--- BEGIN ---
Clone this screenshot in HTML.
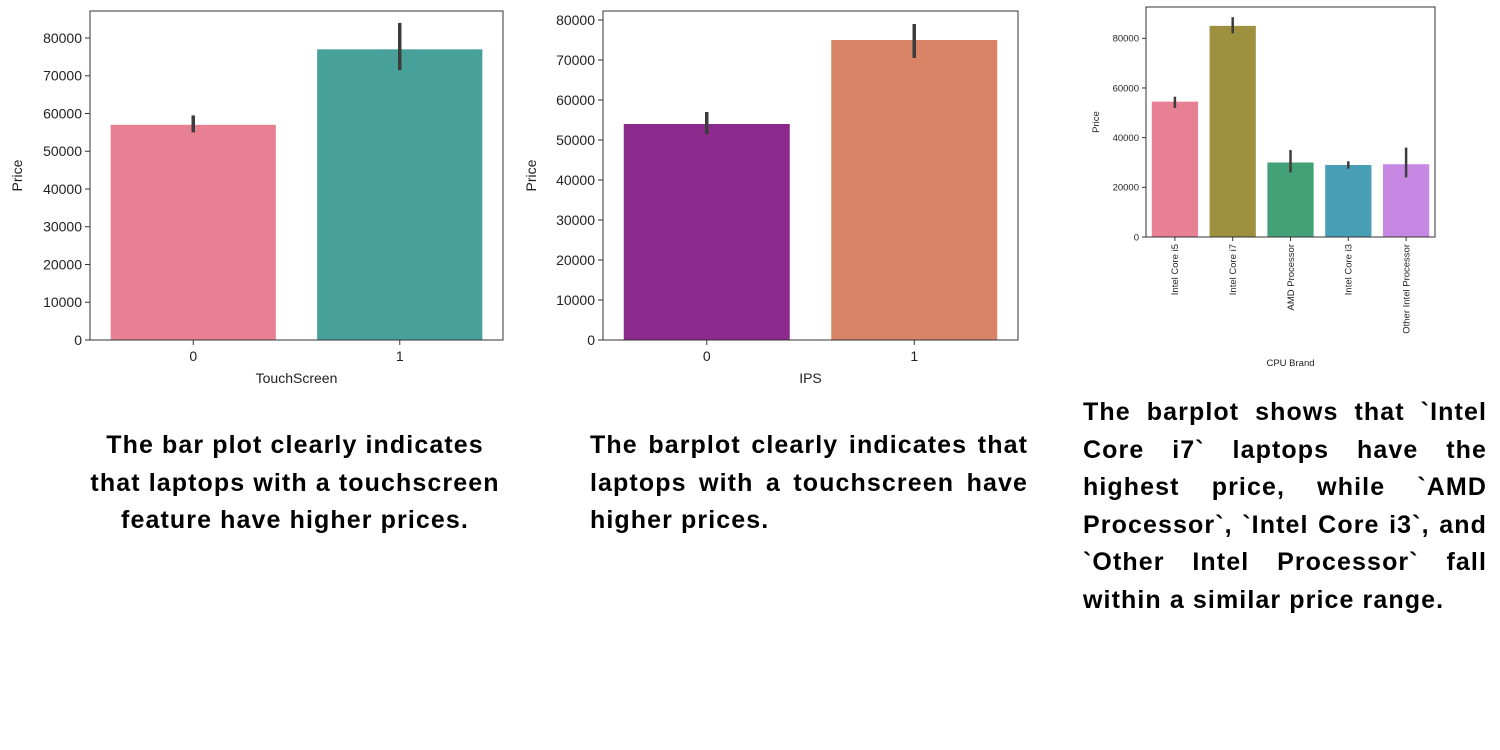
<!DOCTYPE html>
<html><head><meta charset="utf-8"><style>
body{margin:0;width:1500px;height:750px;background:#fff;position:relative;overflow:hidden;font-family:"Liberation Sans",sans-serif}
svg{position:absolute;left:0;top:0}
.cap{position:absolute;font-weight:bold;font-size:25px;line-height:37.5px;color:#000;letter-spacing:1.1px}
.cap div{white-space:nowrap}
.j{text-align:justify;text-align-last:justify}
</style></head><body>
<svg id="svg" width="1500" height="750"></svg>
<div class="cap" style="left:70px;top:427px;width:450px;text-align:center"><div>The bar plot clearly indicates</div><div>that laptops with a touchscreen</div><div>feature have higher prices.</div></div>
<div class="cap" style="left:590px;top:427px;width:438px"><div class="j">The barplot clearly indicates that</div><div class="j">laptops with a touchscreen have</div><div>higher prices.</div></div>
<div class="cap" style="left:1083px;top:394px;width:404px"><div class="j">The barplot shows that `Intel</div><div class="j">Core i7` laptops have the</div><div class="j">highest price, while `AMD</div><div class="j">Processor`, `Intel Core i3`, and</div><div class="j">`Other Intel Processor` fall</div><div>within a similar price range.</div></div>
<script>
const tsCategories=["0","1"];
const tsValues=[57000,77000];
const tsErrLow=[55000,71500];
const tsErrHigh=[59500,84000];
const ipsCategories=["0","1"];
const ipsValues=[54000,75000];
const ipsErrLow=[51500,70500];
const ipsErrHigh=[57000,79000];
const cpuCategories=["Intel Core i5","Intel Core i7","AMD Processor","Intel Core i3","Other Intel Processor"];
const cpuValues=[54500,85000,30000,29000,29300];
const cpuErrLow=[52000,82000,26000,27500,24000];
const cpuErrHigh=[56500,88500,35000,30500,36000];
const yTicks=[0,10000,20000,30000,40000,50000,60000,70000,80000];
const yTicksCpu=[0,20000,40000,60000,80000];
const NS="http://www.w3.org/2000/svg";
const svg=document.getElementById('svg');
function mk(tag,attrs,parent){const e=document.createElementNS(NS,tag);for(const k in attrs)e.setAttribute(k,attrs[k]);(parent||svg).appendChild(e);return e;}
function chart(o){
  const g=mk('g',{});
  
  
  const y=v=>o.b-(v/o.ymax)*(o.b-o.t);
  const n=o.cats.length, step=(o.r-o.l)/n;
  const x=i=>o.l+step*(i+0.5);
  o.vals.forEach((v,i)=>{
    const r=mk('rect',{x:x(i)-step*0.4,y:y(v),width:step*0.8,height:o.b-y(v),fill:o.colors[i]},g);
    
    
    const e=mk('line',{x1:x(i),x2:x(i),y1:y(o.lo[i]),y2:y(o.hi[i]),stroke:'#3c3c3c','stroke-width':o.ew},g);
    
    
  });
  mk('rect',{x:o.l,y:o.t,width:o.r-o.l,height:o.b-o.t,fill:'none',stroke:'#333','stroke-width':1},g);
  o.ticks.forEach(v=>{
    mk('line',{x1:o.l-o.tl,x2:o.l,y1:y(v),y2:y(v),stroke:'#333'},g);
    const t=mk('text',{x:o.l-o.tl-3,y:y(v)+o.fs*0.35,'text-anchor':'end','font-size':o.fs,fill:'#222'},g);
    t.textContent=v;
    
    
  });
  o.cats.forEach((c,i)=>{
    mk('line',{x1:x(i),x2:x(i),y1:o.b,y2:o.b+o.tl,stroke:'#333'},g);
    let t;
    if(o.rot){t=mk('text',{x:0,y:0,transform:`translate(${x(i)+o.fs*0.35},${o.b+o.tl+3}) rotate(-90)`,'text-anchor':'end','font-size':o.fs,fill:'#222'},g);}
    else t=mk('text',{x:x(i),y:o.b+o.tl+o.fs+2,'text-anchor':'middle','font-size':o.fs,fill:'#222'},g);
    t.textContent=c;
    
    
  });
  const yl=mk('text',{transform:`translate(${o.ylx},${(o.t+o.b)/2}) rotate(-90)`,'text-anchor':'middle','font-size':o.fs,fill:'#222'},g);
  yl.textContent='Price';
  
  
  const xl=mk('text',{x:(o.l+o.r)/2,y:o.xly,'text-anchor':'middle','font-size':o.fs,fill:'#222'},g);
  xl.textContent=o.xlabel;
  
  
}
chart({name:'touchscreen-chart',l:90,r:503,t:11,b:340,ymax:80000*(329/302),cats:tsCategories,vals:tsValues,lo:tsErrLow,hi:tsErrHigh,colors:['#e88093','#48a09b'],ticks:yTicks,fs:14,tl:5,ylx:22,xly:383,xlabel:'TouchScreen',ew:3.5});
chart({name:'ips-chart',l:603,r:1018,t:11,b:340,ymax:80000*(329/320),cats:ipsCategories,vals:ipsValues,lo:ipsErrLow,hi:ipsErrHigh,colors:['#8b298c','#d98367'],ticks:yTicks,fs:14,tl:5,ylx:536,xly:383,xlabel:'IPS',ew:3.5});
chart({name:'cpu-chart',l:1146,r:1435,t:7,b:237,ymax:80000*(230/198.7),cats:cpuCategories,vals:cpuValues,lo:cpuErrLow,hi:cpuErrHigh,colors:['#e88093','#9d913f','#44a076','#489fb5','#c788e3'],ticks:yTicksCpu,fs:9.5,tl:4,ylx:1099,xly:366,xlabel:'CPU Brand',ew:2.5,rot:true});
</script>
</body></html>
--- END ---
Go through the listing above and quote it exactly, apart from its images.

■ **RESPONSE TO THIS TASK**:
Clone this screenshot in HTML.
<!DOCTYPE html>
<html><head><meta charset="utf-8"><style>
body{margin:0;width:1500px;height:750px;background:#fff;position:relative;overflow:hidden;font-family:"Liberation Sans",sans-serif}
svg{position:absolute;left:0;top:0}
.cap{position:absolute;font-weight:bold;font-size:25px;line-height:37.5px;color:#000;letter-spacing:1.1px}
.cap div{white-space:nowrap}
.j{text-align:justify;text-align-last:justify}
</style></head><body>
<svg id="svg" width="1500" height="750"></svg>
<div class="cap" style="left:70px;top:427px;width:450px;text-align:center"><div>The bar plot clearly indicates</div><div>that laptops with a touchscreen</div><div>feature have higher prices.</div></div>
<div class="cap" style="left:590px;top:427px;width:438px"><div class="j">The barplot clearly indicates that</div><div class="j">laptops with a touchscreen have</div><div>higher prices.</div></div>
<div class="cap" style="left:1083px;top:394px;width:404px"><div class="j">The barplot shows that `Intel</div><div class="j">Core i7` laptops have the</div><div class="j">highest price, while `AMD</div><div class="j">Processor`, `Intel Core i3`, and</div><div class="j">`Other Intel Processor` fall</div><div>within a similar price range.</div></div>
<script>
const tsCategories=["0","1"];
const tsValues=[57000,77000];
const tsErrLow=[55000,71500];
const tsErrHigh=[59500,84000];
const ipsCategories=["0","1"];
const ipsValues=[54000,75000];
const ipsErrLow=[51500,70500];
const ipsErrHigh=[57000,79000];
const cpuCategories=["Intel Core i5","Intel Core i7","AMD Processor","Intel Core i3","Other Intel Processor"];
const cpuValues=[54500,85000,30000,29000,29300];
const cpuErrLow=[52000,82000,26000,27500,24000];
const cpuErrHigh=[56500,88500,35000,30500,36000];
const yTicks=[0,10000,20000,30000,40000,50000,60000,70000,80000];
const yTicksCpu=[0,20000,40000,60000,80000];
const NS="http://www.w3.org/2000/svg";
const svg=document.getElementById('svg');
function mk(tag,attrs,parent){const e=document.createElementNS(NS,tag);for(const k in attrs)e.setAttribute(k,attrs[k]);(parent||svg).appendChild(e);return e;}
function chart(o){
  const g=mk('g',{});
  
  
  const y=v=>o.b-(v/o.ymax)*(o.b-o.t);
  const n=o.cats.length, step=(o.r-o.l)/n;
  const x=i=>o.l+step*(i+0.5);
  o.vals.forEach((v,i)=>{
    const r=mk('rect',{x:x(i)-step*0.4,y:y(v),width:step*0.8,height:o.b-y(v),fill:o.colors[i]},g);
    
    
    const e=mk('line',{x1:x(i),x2:x(i),y1:y(o.lo[i]),y2:y(o.hi[i]),stroke:'#3c3c3c','stroke-width':o.ew},g);
    
    
  });
  mk('rect',{x:o.l,y:o.t,width:o.r-o.l,height:o.b-o.t,fill:'none',stroke:'#333','stroke-width':1},g);
  o.ticks.forEach(v=>{
    mk('line',{x1:o.l-o.tl,x2:o.l,y1:y(v),y2:y(v),stroke:'#333'},g);
    const t=mk('text',{x:o.l-o.tl-3,y:y(v)+o.fs*0.35,'text-anchor':'end','font-size':o.fs,fill:'#222'},g);
    t.textContent=v;
    
    
  });
  o.cats.forEach((c,i)=>{
    mk('line',{x1:x(i),x2:x(i),y1:o.b,y2:o.b+o.tl,stroke:'#333'},g);
    let t;
    if(o.rot){t=mk('text',{x:0,y:0,transform:`translate(${x(i)+o.fs*0.35},${o.b+o.tl+3}) rotate(-90)`,'text-anchor':'end','font-size':o.fs,fill:'#222'},g);}
    else t=mk('text',{x:x(i),y:o.b+o.tl+o.fs+2,'text-anchor':'middle','font-size':o.fs,fill:'#222'},g);
    t.textContent=c;
    
    
  });
  const yl=mk('text',{transform:`translate(${o.ylx},${(o.t+o.b)/2}) rotate(-90)`,'text-anchor':'middle','font-size':o.fs,fill:'#222'},g);
  yl.textContent='Price';
  
  
  const xl=mk('text',{x:(o.l+o.r)/2,y:o.xly,'text-anchor':'middle','font-size':o.fs,fill:'#222'},g);
  xl.textContent=o.xlabel;
  
  
}
chart({name:'touchscreen-chart',l:90,r:503,t:11,b:340,ymax:80000*(329/302),cats:tsCategories,vals:tsValues,lo:tsErrLow,hi:tsErrHigh,colors:['#e88093','#48a09b'],ticks:yTicks,fs:14,tl:5,ylx:22,xly:383,xlabel:'TouchScreen',ew:3.5});
chart({name:'ips-chart',l:603,r:1018,t:11,b:340,ymax:80000*(329/320),cats:ipsCategories,vals:ipsValues,lo:ipsErrLow,hi:ipsErrHigh,colors:['#8b298c','#d98367'],ticks:yTicks,fs:14,tl:5,ylx:536,xly:383,xlabel:'IPS',ew:3.5});
chart({name:'cpu-chart',l:1146,r:1435,t:7,b:237,ymax:80000*(230/198.7),cats:cpuCategories,vals:cpuValues,lo:cpuErrLow,hi:cpuErrHigh,colors:['#e88093','#9d913f','#44a076','#489fb5','#c788e3'],ticks:yTicksCpu,fs:9.5,tl:4,ylx:1099,xly:366,xlabel:'CPU Brand',ew:2.5,rot:true});
</script>
</body></html>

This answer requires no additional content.